The ruling came this week in a lawsuit filed on behalf of Grosse Pointe billionaire Manuel “Matty” Moroun’s Detroit International Bridge Co., which owns and operates the Ambassador Bridge. The suit argued the agreement between Michigan and Canada to build the span over the Detroit River about two miles downstream from Moroun’s bridge was unconstitutionally approved by the U.S. Department of State.

U.S. District Judge Rosemary Collyer of Washington, D.C., sided instead with the federal agency and the governments of Michigan and Canada.

“The crux of DIBC’s position is that (the State Department) acted unlawfully and in excess of its constitutional and statutory authorities in approving an agreement that was invalid under Michigan law,” Collyer wrote in an opinion.

“The approval of the crossing agreement was neither arbitrary, capricious, an abuse of discretion nor unlawful.”

The bridge company and the Windsor-Detroit Bridge Authority did not respond to requests for comment on the judge’s ruling. It remains unclear whether this will end the legal challenges, but the Michigan Department of Transportation said it is “pleased with this vital project’s ongoing momentum.”

The Moroun family’s company had filed seven claims against planners of the proposed bridge in the past six-and-a-half years, but federal judges have dismissed each one. Construction on the bridge to be named after Red Wing hockey legend Gordie Howe is scheduled to begin next year, and Canadians officials said this month they are still on schedule to open the span in 2020.

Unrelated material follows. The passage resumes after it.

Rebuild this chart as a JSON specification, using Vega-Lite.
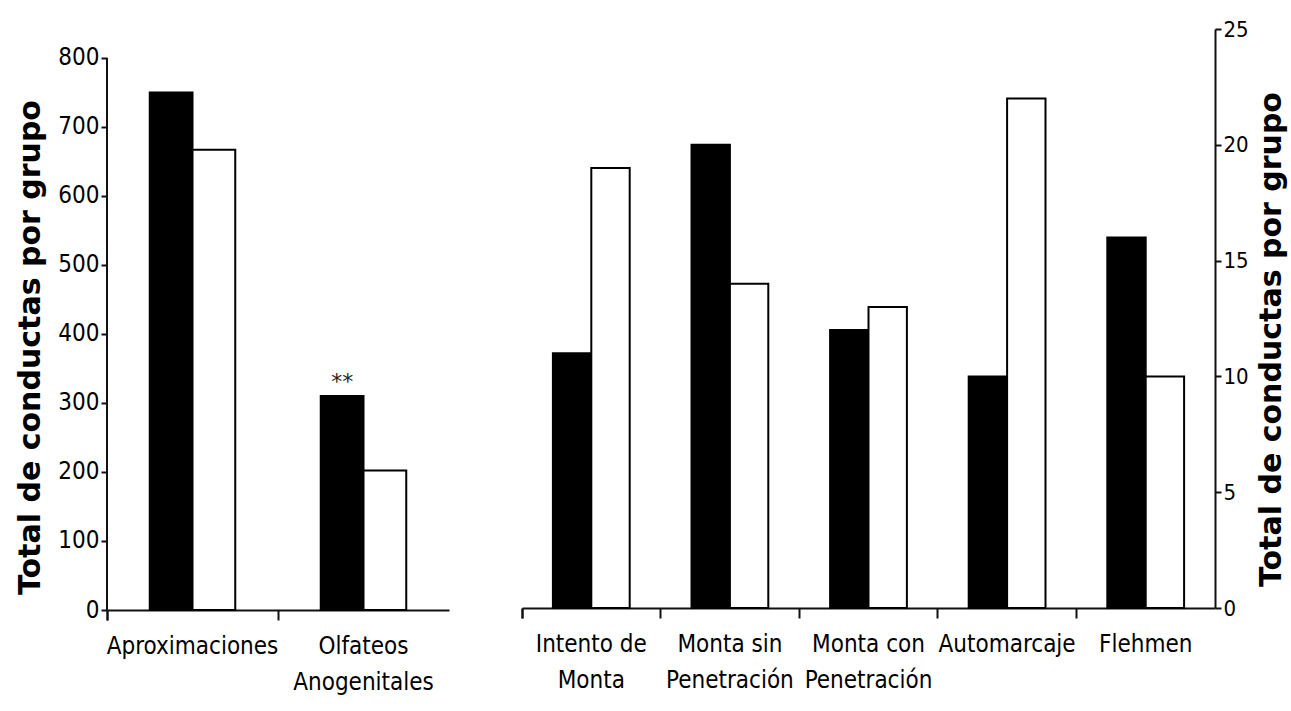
{
  "$schema": "https://vega.github.io/schema/vega-lite/v6.json",
  "padding": {"left": 15, "top": 18, "right": 5, "bottom": 5},
  "background": "white",
  "resolve": {"scale": {"xOffset": "independent", "fill": "independent"}},
  "config": {
    "view": {"stroke": null},
    "axis": {
      "grid": false,
      "domainColor": "#111",
      "domainWidth": 2,
      "tickColor": "#111",
      "tickWidth": 2,
      "labelColor": "#000",
      "titleColor": "#000",
      "labelLimit": 400,
      "labelFont": "DejaVu Sans Condensed, Liberation Sans Narrow, Liberation Sans, sans-serif",
      "titleFont": "DejaVu Sans",
      "titleFontWeight": "bold"
    }
  },
  "datasets": {
    "izquierda": [
      {"conducta": "Aproximaciones", "grupo": "Grupo 1", "total": 750},
      {"conducta": "Aproximaciones", "grupo": "Grupo 2", "total": 667},
      {"conducta": "Olfateos Anogenitales", "grupo": "Grupo 1", "total": 310, "nota": "**"},
      {"conducta": "Olfateos Anogenitales", "grupo": "Grupo 2", "total": 202}
    ],
    "derecha": [
      {"conducta": "Intento de Monta", "grupo": "Grupo 1", "total": 11},
      {"conducta": "Intento de Monta", "grupo": "Grupo 2", "total": 19},
      {"conducta": "Monta sin Penetración", "grupo": "Grupo 1", "total": 20},
      {"conducta": "Monta sin Penetración", "grupo": "Grupo 2", "total": 14},
      {"conducta": "Monta con Penetración", "grupo": "Grupo 1", "total": 12},
      {"conducta": "Monta con Penetración", "grupo": "Grupo 2", "total": 13},
      {"conducta": "Automarcaje", "grupo": "Grupo 1", "total": 10},
      {"conducta": "Automarcaje", "grupo": "Grupo 2", "total": 22},
      {"conducta": "Flehmen", "grupo": "Grupo 1", "total": 16},
      {"conducta": "Flehmen", "grupo": "Grupo 2", "total": 10}
    ]
  },
  "spacing": 72,
  "hconcat": [
    {
      "width": 342,
      "height": 581,
      "data": {"name": "izquierda"},
      "layer": [
        {
          "mark": {"type": "bar", "stroke": "#000", "strokeWidth": 2},
          "encoding": {
            "x": {
              "field": "conducta", "type": "nominal", "sort": null,
              "scale": {"paddingInner": 0, "paddingOuter": 0},
              "axis": {
                "title": null, "labelAngle": 0, "tickSize": 10, "bandPosition": 0, "tickExtra": true,
                "labelPadding": 14, "labelFontSize": 24, "labelLineHeight": 36,
                "labelExpr": "!isString(datum.value) ? '' : indexof(datum.value, ' ') < 0 ? datum.value : [slice(datum.value, 0, lastindexof(datum.value, ' ')), slice(datum.value, lastindexof(datum.value, ' ') + 1)]"
              }
            },
            "xOffset": {"field": "grupo", "type": "nominal", "sort": null, "scale": {"paddingInner": 0, "paddingOuter": 1}},
            "y": {
              "field": "total", "type": "quantitative",
              "scale": {"domain": [0, 842], "nice": false},
              "axis": {
                "title": "Total de conductas por grupo", "titleFontSize": 30, "titlePadding": 12, "titleY": 318,
                "values": [0, 100, 200, 300, 400, 500, 600, 700, 800], "domain": false,
                "tickSize": 6, "labelPadding": 2, "labelFontSize": 24
              }
            },
            "fill": {"field": "grupo", "type": "nominal", "scale": {"range": ["#000", "#fff"]}, "legend": null}
          }
        },
        {
          "transform": [{"filter": "isValid(datum.nota)"}],
          "mark": {"type": "text", "dy": -14, "fontSize": 22, "font": "DejaVu Sans", "color": "#222"},
          "encoding": {
            "x": {"field": "conducta", "type": "nominal", "sort": null},
            "xOffset": {"field": "grupo", "type": "nominal", "sort": null},
            "y": {"field": "total", "type": "quantitative"},
            "text": {"field": "nota"}
          }
        },
        {
          "mark": {"type": "rule", "color": "#111", "strokeWidth": 2},
          "encoding": {
            "x": {"datum": "Aproximaciones", "type": "nominal", "bandPosition": 0},
            "y": {"datum": 0, "type": "quantitative"},
            "y2": {"datum": 800}
          }
        }
      ]
    },
    {
      "width": 693,
      "height": 579,
      "data": {"name": "derecha"},
      "mark": {"type": "bar", "stroke": "#000", "strokeWidth": 2},
      "encoding": {
        "x": {
          "field": "conducta", "type": "nominal", "sort": null,
          "scale": {"paddingInner": 0, "paddingOuter": 0},
          "axis": {
            "title": null, "labelAngle": 0, "tickSize": 10, "bandPosition": 0, "tickExtra": true,
            "labelPadding": 14, "labelFontSize": 24, "labelLineHeight": 36,
            "labelExpr": "!isString(datum.value) ? '' : indexof(datum.value, ' ') < 0 ? datum.value : [slice(datum.value, 0, lastindexof(datum.value, ' ')), slice(datum.value, lastindexof(datum.value, ' ') + 1)]"
          }
        },
        "xOffset": {"field": "grupo", "type": "nominal", "sort": null, "scale": {"paddingInner": 0, "paddingOuter": 0.805}},
        "y": {
          "field": "total", "type": "quantitative",
          "scale": {"domain": [0, 25]},
          "axis": {
            "orient": "right",
            "title": "Total de conductas por grupo", "titleFontSize": 30, "titlePadding": 8,
            "titleAngle": 270, "titleBaseline": "top", "titleY": 310,
            "values": [0, 5, 10, 15, 20, 25],
            "tickSize": 6, "labelPadding": 2, "labelFontSize": 22
          }
        },
        "fill": {"field": "grupo", "type": "nominal", "scale": {"range": ["#000", "#fff"]}, "legend": null}
      }
    }
  ]
}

Lawyers for Moroun’s company argued a second international crossing would “take substantial percentage of the traffic between the United States and Canada” from the Ambassador Bridge.

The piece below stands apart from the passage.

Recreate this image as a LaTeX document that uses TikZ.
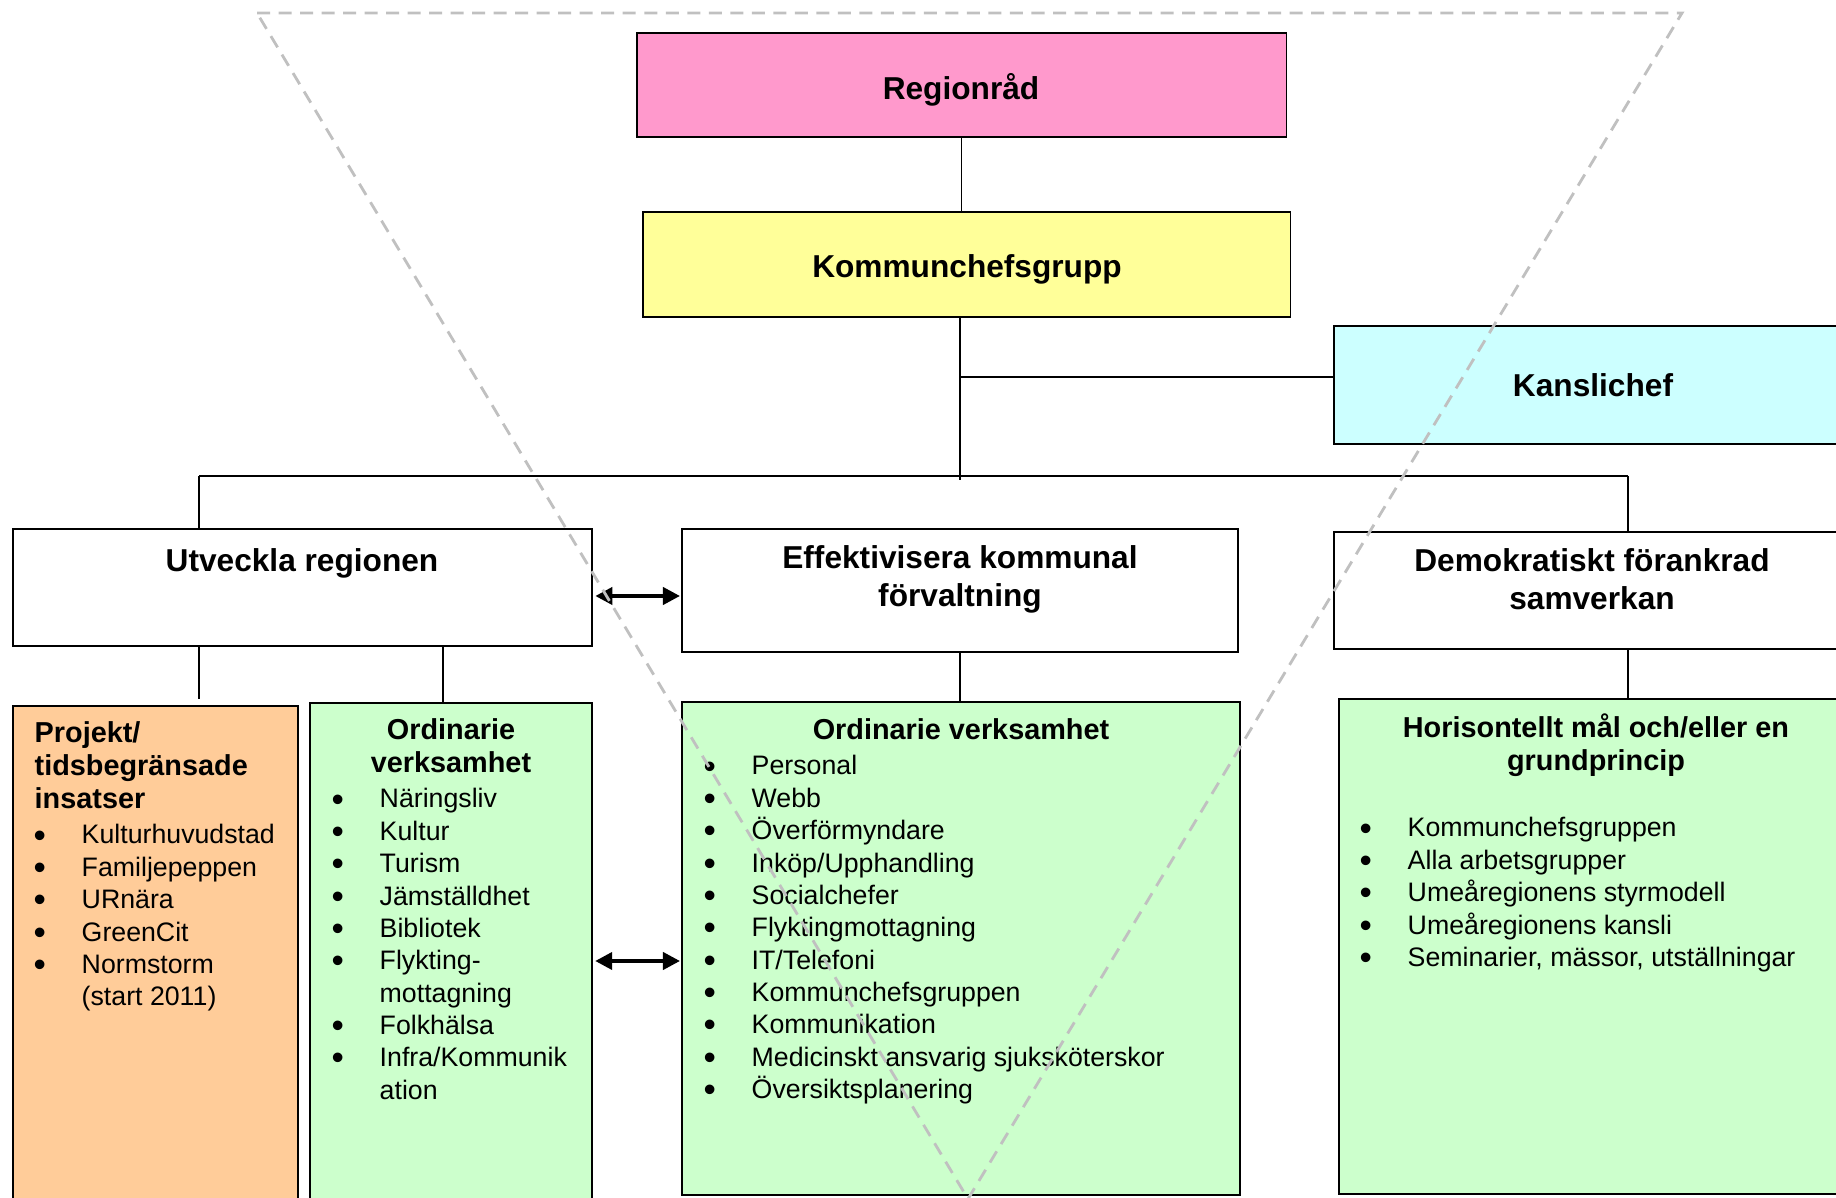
\documentclass[tikz,border=0pt]{standalone}
\usepackage{fontspec}
\setmainfont{Liberation Sans}
\usetikzlibrary{arrows.meta}

\definecolor{rosa}{HTML}{FF99CC}
\definecolor{gul}{HTML}{FFFF99}
\definecolor{ljusbla}{HTML}{CCFFFF}
\definecolor{persika}{HTML}{FFCC99}
\definecolor{gron}{HTML}{CCFFCC}
\definecolor{streck}{HTML}{C0C0C0}

\newcommand{\stor}{\fontsize{9}{10.6}\selectfont\bfseries}
\newcommand{\rubrik}{\fontsize{8.2}{9.3}\selectfont\bfseries}
\newcommand{\brod}{\fontsize{7.6}{9.2}\selectfont}
\newcommand{\pkt}{\makebox[0pt]{\smash{\raisebox{-0.9pt}{\fontsize{10}{9.2}\selectfont\textbullet}}}}
\newcommand{\lista}[1]{\begin{tabular}[t]{@{}p{0.42cm}@{}l@{}}#1\end{tabular}}
\newcommand{\rader}[2][c]{\begin{tabular}[t]{@{}#1@{}}#2\end{tabular}}

\tikzset{
  ruta/.style={draw, line width=0.5pt, inner sep=0pt, outer sep=0pt, anchor=north west},
  etikett/.style={inner sep=0pt, anchor=base},
  linje/.style={line width=0.4pt},
  pil/.style={line width=1.1pt, shorten <=0.03cm, shorten >=0.02cm,
    {Triangle[length=0.17cm,width=0.17cm]}-{Triangle[length=0.17cm,width=0.17cm]}},
  trekant/.style={draw=streck, line width=0.8pt, dash pattern=on 0.13cm off 0.085cm}
}

\begin{document}
\begin{tikzpicture}[x=0.01cm, y=-0.01cm]
\useasboundingbox (0,0) rectangle (1836,1198);
\clip (0,0) rectangle (1836,1198);

% Ledning
\node[ruta, fill=rosa, minimum width=6.49cm, minimum height=1.04cm] (regionrad) at (637,33) {};
\node[ruta, fill=gul, minimum width=6.47cm, minimum height=1.05cm] (kcg) at (643,212) {};
\node[ruta, fill=ljusbla, minimum width=5.2cm, minimum height=1.18cm] (kansli) at (1334,326) {};
\node[etikett, font=\stor] (regionradtext) at (961,100) {Regionråd};
\node[etikett, font=\stor] (kcgtext) at (967,278) {Kommunchefsgrupp};
\node[etikett, font=\stor] (kanslitext) at (1593,397) {Kanslichef};

% Tre mål
\node[ruta, fill=white, minimum width=5.79cm, minimum height=1.17cm] (utv) at (13,529) {};
\node[ruta, fill=white, minimum width=5.56cm, minimum height=1.23cm] (eff) at (682,529) {};
\node[ruta, fill=white, minimum width=5.2cm, minimum height=1.17cm] (demo) at (1334,532) {};
\node[etikett, font=\stor] (utvtext) at (302,572) {Utveckla regionen};
\node[etikett, font=\stor] (efftext) at (960,569) {\rader{Effektivisera kommunal\\förvaltning}};
\node[etikett, font=\stor] (demotext) at (1592,572) {\rader{Demokratiskt förankrad\\samverkan}};

% Verksamhet
\node[ruta, fill=persika, minimum width=2.85cm, minimum height=5.2cm] (proj) at (13,706) {};
\node[ruta, fill=gron, minimum width=2.82cm, minimum height=5.2cm] (ordl) at (310,703) {};
\node[ruta, fill=gron, minimum width=5.58cm, minimum height=4.93cm] (ordm) at (682,702) {};
\node[ruta, fill=gron, minimum width=5.2cm, minimum height=4.95cm] (hor) at (1339,699) {};

\node[etikett, anchor=base west, font=\rubrik] (projtext) at (34,743)
  {\rader[l]{Projekt/\\tidsbegränsade\\insatser}};
\node[etikett, anchor=base west, font=\brod] (projlista) at (39,844)
  {\lista{\pkt & Kulturhuvudstad\\ \pkt & Familjepeppen\\ \pkt & URnära\\
   \pkt & GreenCit\\ \pkt & Normstorm\\ & (start 2011)}};

\node[etikett, font=\rubrik] (ordltext) at (451,740) {\rader{Ordinarie\\verksamhet}};
\node[etikett, anchor=base west, font=\brod] (ordllista) at (337,808)
  {\lista{\pkt & Näringsliv\\ \pkt & Kultur\\ \pkt & Turism\\ \pkt & Jämställdhet\\
   \pkt & Bibliotek\\ \pkt & Flykting-\\ & mottagning\\ \pkt & Folkhälsa\\
   \pkt & Infra/Kommunik\\ & ation}};

\node[etikett, font=\rubrik] (ordmtext) at (961,740) {Ordinarie verksamhet};
\node[etikett, anchor=base west, font=\brod] (ordmlista) at (709,775)
  {\lista{\pkt & Personal\\ \pkt & Webb\\ \pkt & Överförmyndare\\ \pkt & Inköp/Upphandling\\
   \pkt & Socialchefer\\ \pkt & Flyktingmottagning\\ \pkt & IT/Telefoni\\
   \pkt & Kommunchefsgruppen\\ \pkt & Kommunikation\\
   \pkt & Medicinskt ansvarig sjuksköterskor\\ \pkt & Översiktsplanering}};

\node[etikett, font=\rubrik] (hortext) at (1596,738) {\rader{Horisontellt mål och/eller en\\grundprincip}};
\node[etikett, anchor=base west, font=\brod] (horlista) at (1365,837)
  {\lista{\pkt & Kommunchefsgruppen\\ \pkt & Alla arbetsgrupper\\
   \pkt & Umeåregionens styrmodell\\ \pkt & Umeåregionens kansli\\
   \pkt & Seminarier, mässor, utställningar}};

% Linjer
\coordinate (busL) at (199,476);
\coordinate (busC) at (960,476);
\coordinate (busR) at (1628,476);
\coordinate (kj) at (960,377);
\coordinate (ordx) at (443,0);
\draw[linje] (regionrad.south) -- (regionrad.south |- kcg.north);
\draw[linje] (kcg.south -| busC) -- ([yshift=-0.04cm]busC);
\draw[linje] (kj) -- (kj -| kansli.west);
\draw[linje] (busL) -- (busR);
\draw[linje] (busL) -- (busL |- utv.north);
\draw[linje] (busR) -- (busR |- demo.north);
\draw[linje] (busL |- utv.south) -- ([yshift=0.07cm]busL |- proj.north);
\draw[linje] (ordx |- utv.south) -- (ordx |- ordl.north);
\draw[linje] (eff.south) -- (eff.south |- ordm.north);
\draw[linje] (busR |- demo.south) -- (busR |- hor.north);

% Pilar
\coordinate (pil1) at (0,596);
\coordinate (pil2) at (0,961);
\draw[pil] (utv.east |- pil1) -- (eff.west |- pil1);
\draw[pil] (ordl.east |- pil2) -- (ordm.west |- pil2);

% Streckad triangel
\draw[trekant] (257,13) -- (1682,13) -- (968,1199) -- cycle;
\end{tikzpicture}
\end{document}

They also argued a second span would “threaten the financial viability of DIBC’s plans to build an adjacent Twin Span to provide a modern bridge crossing while DIBC repairs and modernizes the Ambassador Bridge.”

Collyer noted Michigan would have to have joined the complaint from Moroun’s company to give the court the ability to side with the plaintiffs in the case over the agreement to build the Gordie Howe International Bridge, but state officials are supporting the proposal to build a span that is not owned by the Moroun family.

She added Michigan would not have been able to join the lawsuit anyway “because the state enjoys sovereign immunity from suit under the 11th Amendment of the U.S. Constitution.”

The U.S. Department of State declined to comment on the ruling, citing a policy against issuing statements on pending litigation.

The Moroun family has been simultaneously planning to build a second span over the Detroit River that would be next to the Ambassador Bridge in a project the U.S. Coast Guard recently approved.

Moroun and his family have been pushing the federal government to approve the second span, which would cost $400 million, they say, but officials in Canada and the United States have continued to make plans for a new, publicly owned international crossing.

Canada is slated to front Michigan’s $550 million share of the proposed Howe bridge, which will have to be repaid through tolls.

The Canadians are also financing the construction of a $250 million U.S. customs plaza in southwest Detroit after Snyder’s longstanding funding request from the Obama administration and Congress faltered.